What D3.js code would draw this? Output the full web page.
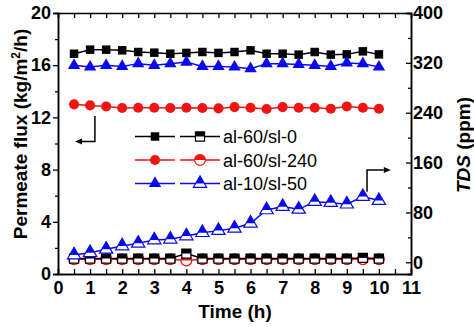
<!DOCTYPE html>
<html>
<head>
<meta charset="utf-8">
<script src="https://cdn.jsdelivr.net/npm/d3@7"></script>
<style>
  body { margin: 0; background: #fff; }
  svg { display: block; font-family: "Liberation Sans", Arial, sans-serif; }
</style>
</head>
<body>
<div id="chart"></div>
<script>
// data
const hours = [0.5, 1, 1.5, 2, 2.5, 3, 3.5, 4, 4.5, 5, 5.5, 6, 6.5, 7, 7.5, 8, 8.5, 9, 9.5, 10];

const fluxBlack = [16.88, 17.19, 17.19, 17.14, 17.01, 16.96, 16.88, 16.94, 17.01, 16.94,
                   17.01, 17.14, 16.88, 16.88, 16.81, 17.01, 16.81, 16.83, 17.06, 16.83];
const fluxRed   = [13.0, 12.92, 12.84, 12.72, 12.74, 12.74, 12.72, 12.74, 12.72, 12.69,
                   12.79, 12.74, 12.64, 12.79, 12.74, 12.74, 12.66, 12.84, 12.74, 12.66];
const fluxBlue  = [15.99, 15.86, 15.99, 15.91, 16.12, 15.99, 16.12, 16.24, 15.91, 15.91,
                   15.86, 15.73, 16.12, 16.12, 16.06, 15.99, 15.91, 16.17, 16.12, 15.86];

const tdsBlack = [6, 6, 6, 6, 6, 6, 6, 14, 6, 6, 6, 6, 6, 6, 6, 6, 6, 6, 7, 6];
const tdsRed   = [5, 5, 5, 5, 5, 5, 5, 3, 5, 5, 5, 5, 5, 5, 5, 5, 5, 5, 5, 5];
const tdsBlue  = [11.7, 15.4, 20.9, 26.2, 30.5, 35.8, 37, 42.2, 47.5, 50.8,
                  54.6, 62.7, 84, 89.3, 85, 97.3, 95.7, 93.2, 105.4, 99];

const seriesNames = ["al-60/sl-0", "al-60/sl-240", "al-10/sl-50"];

const xTicks    = [0, 1, 2, 3, 4, 5, 6, 7, 8, 9, 10, 11];
const xMinor    = [0.5, 1.5, 2.5, 3.5, 4.5, 5.5, 6.5, 7.5, 8.5, 9.5, 10.5];
const fluxTicks = [0, 4, 8, 12, 16, 20];
const fluxMinor = [2, 6, 10, 14, 18];
const tdsTicks  = [0, 80, 160, 240, 320, 400];
const tdsMinor  = [40, 120, 200, 280, 360];

// arrows pointing to the axis each group belongs to: [hour, value] in data units
const leftArrow  = [[1.15, 12.1], [1.15, 10.15], [0.53, 10.15]];
const rightArrow = [[9.63, 113], [9.63, 148], [10.37, 148]];

// layout
const W = 474, H = 327;
const plot = { left: 58, right: 411, top: 13, bottom: 274 };

const svg = d3.select("#chart").append("svg")
  .attr("width", W)
  .attr("height", H);

const x = d3.scaleLinear().domain([0, 11]).range([plot.left, plot.right]);
const y = d3.scaleLinear().domain([0, 20]).range([plot.bottom, plot.top]);
const y2 = d3.scaleLinear().domain([-18.8, 400]).range([plot.bottom, plot.top]);

const colors = ["#000000", "#f01414", "#0a0aec"];
const symbols = [d3.symbolSquare, d3.symbolCircle, d3.symbolTriangle];
const sizes = [72, 80, 66];

// top half of each marker shape, same geometry as d3.symbol for a given size
function topHalf(k, size) {
  if (k === 0) {
    const s = Math.sqrt(size) / 2;
    return `M${-s},${-s}H${s}V0H${-s}Z`;
  }
  if (k === 1) {
    const r = Math.sqrt(size / Math.PI);
    return `M${-r},0A${r},${r} 0 0 1 ${r},0Z`;
  }
  const h = Math.sqrt(size / (Math.sqrt(3) * 3));
  const w = 2 * Math.sqrt(3) * h / 3;
  return `M0,${-2 * h}L${w},0L${-w},0Z`;
}

// axes frame
function styleAxis(g) {
  g.select(".domain").attr("stroke", "#000").attr("stroke-width", 1.5);
  g.selectAll(".tick line").attr("stroke", "#000").attr("stroke-width", 1.3);
  g.selectAll("text")
    .attr("fill", "#000")
    .attr("font-size", "18px")
    .attr("font-weight", "bold")
    .attr("font-family", "'Liberation Sans', Arial, sans-serif");
}

// bottom
svg.append("g")
  .attr("transform", `translate(0,${plot.bottom})`)
  .call(d3.axisBottom(x).tickValues(xTicks).tickSize(0).tickPadding(7).tickFormat(d3.format("d")))
  .call(styleAxis);
svg.append("g")
  .attr("transform", `translate(0,${plot.bottom})`)
  .call(d3.axisBottom(x).tickValues(xTicks.concat(xMinor)).tickSize(-5).tickFormat(""))
  .call(styleAxis);
// top
svg.append("g")
  .attr("transform", `translate(0,${plot.top})`)
  .call(d3.axisTop(x).tickValues(xTicks.concat(xMinor)).tickSize(-5).tickFormat(""))
  .call(styleAxis);
// left
svg.append("g")
  .attr("transform", `translate(${plot.left},0)`)
  .call(d3.axisLeft(y).tickValues(fluxTicks).tickSize(5).tickPadding(2))
  .call(styleAxis);
svg.append("g")
  .attr("transform", `translate(${plot.left},0)`)
  .call(d3.axisLeft(y).tickValues(fluxMinor).tickSize(3).tickFormat(""))
  .call(styleAxis);
// right
svg.append("g")
  .attr("transform", `translate(${plot.right},0)`)
  .call(d3.axisRight(y2).tickValues(tdsTicks).tickSize(-5).tickPadding(2))
  .call(styleAxis);
svg.append("g")
  .attr("transform", `translate(${plot.right},0)`)
  .call(d3.axisRight(y2).tickValues(tdsMinor).tickSize(-3).tickFormat(""))
  .call(styleAxis);

// axis titles
svg.append("text")
  .attr("transform", `translate(27,134) rotate(-90)`)
  .attr("text-anchor", "middle")
  .attr("font-size", "19px")
  .attr("font-weight", "bold")
  .html('Permeate flux (kg/m<tspan dy="-7" font-size="12px">2</tspan><tspan dy="7">/h)</tspan>');

svg.append("text")
  .attr("x", 235)
  .attr("y", 318)
  .attr("text-anchor", "middle")
  .attr("font-size", "19px")
  .attr("font-weight", "bold")
  .text("Time (h)");

svg.append("text")
  .attr("transform", `translate(470,145) rotate(-90)`)
  .attr("text-anchor", "middle")
  .attr("font-size", "19px")
  .attr("font-weight", "bold")
  .html('<tspan font-style="italic">TDS</tspan> (ppm)');

// series
function drawLine(vals, scale, color) {
  const line = d3.line()
    .x((d, i) => x(hours[i]))
    .y(d => scale(d));
  svg.append("path")
    .datum(vals)
    .attr("fill", "none")
    .attr("stroke", color)
    .attr("stroke-width", 1.5)
    .attr("d", line);
}

function drawMarker(g, k, half) {
  const size = half ? sizes[k] * 1.15 : sizes[k];
  const sym = d3.symbol().type(symbols[k]).size(size);
  if (half) {
    g.append("path").attr("d", sym()).attr("fill", "#fff");
    g.append("path").attr("d", topHalf(k, size)).attr("fill", colors[k]);
    g.append("path").attr("d", sym()).attr("fill", "none")
      .attr("stroke", colors[k]).attr("stroke-width", 1.2);
  } else {
    g.append("path").attr("d", sym()).attr("fill", colors[k]);
  }
}

function drawSeries(vals, scale, k, half) {
  drawLine(vals, scale, colors[k]);
  vals.forEach((v, i) => {
    const g = svg.append("g").attr("transform", `translate(${x(hours[i])},${scale(v)})`);
    drawMarker(g, k, half);
  });
}

const fluxSets = [fluxBlack, fluxRed, fluxBlue];
const tdsSets = [tdsBlack, tdsRed, tdsBlue];

[1, 0, 2].forEach(k => {
  drawSeries(fluxSets[k], y, k, false);
  drawSeries(tdsSets[k], y2, k, true);
});

// legend
const legendRows = [136.5, 160, 183.5];
seriesNames.forEach((name, k) => {
  const ly = legendRows[k];
  [[135, 175, 155, false], [180, 220, 200, true]].forEach(([x1, x2, mx, half]) => {
    svg.append("line")
      .attr("x1", x1).attr("x2", x2).attr("y1", ly).attr("y2", ly)
      .attr("stroke", colors[k]).attr("stroke-width", 1.5);
    const g = svg.append("g").attr("transform", `translate(${mx},${ly})`);
    drawMarker(g, k, half);
  });
  svg.append("text")
    .attr("x", 223).attr("y", ly + 6.5)
    .attr("font-size", "18px")
    .text(name);
});

// arrows
function drawArrow(pts, scale) {
  const p = pts.map(d => [x(d[0]), scale(d[1])]);
  const end = p[p.length - 1], prev = p[p.length - 2];
  const dir = Math.sign(end[0] - prev[0]);
  const head = 7;
  const shaft = p.slice(0, -1).concat([[end[0] - dir * head, end[1]]]);
  svg.append("path")
    .attr("d", d3.line()(shaft))
    .attr("fill", "none")
    .attr("stroke", "#000")
    .attr("stroke-width", 1.5);
  svg.append("path")
    .attr("d", `M${end[0]},${end[1]} L${end[0] - dir * head},${end[1] - 3} L${end[0] - dir * head},${end[1] + 3} Z`)
    .attr("fill", "#000");
}
drawArrow(leftArrow, y);
drawArrow(rightArrow, y2);
</script>
</body>
</html>
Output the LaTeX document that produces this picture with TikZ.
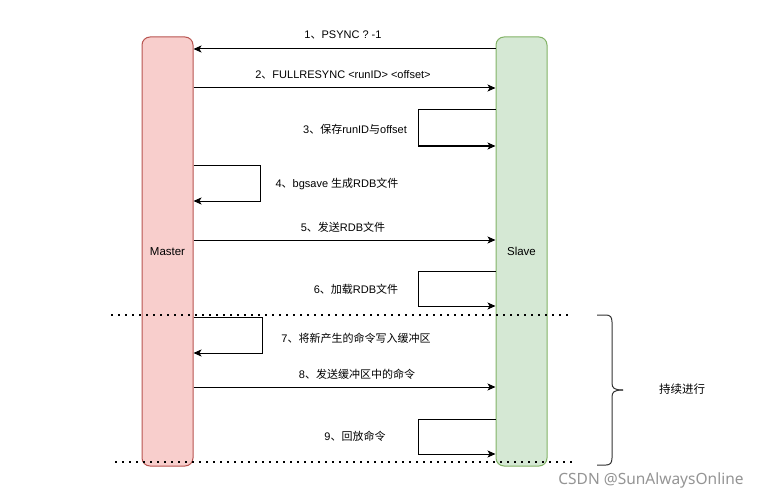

_WORK TO DO:_ Select every line in the records above that contains the word "Output".

_SOLUTION FOR THIS TASK:_
What D3.js code would draw this? Output the full web page.
Output the LaTeX document that produces this picture with TikZ.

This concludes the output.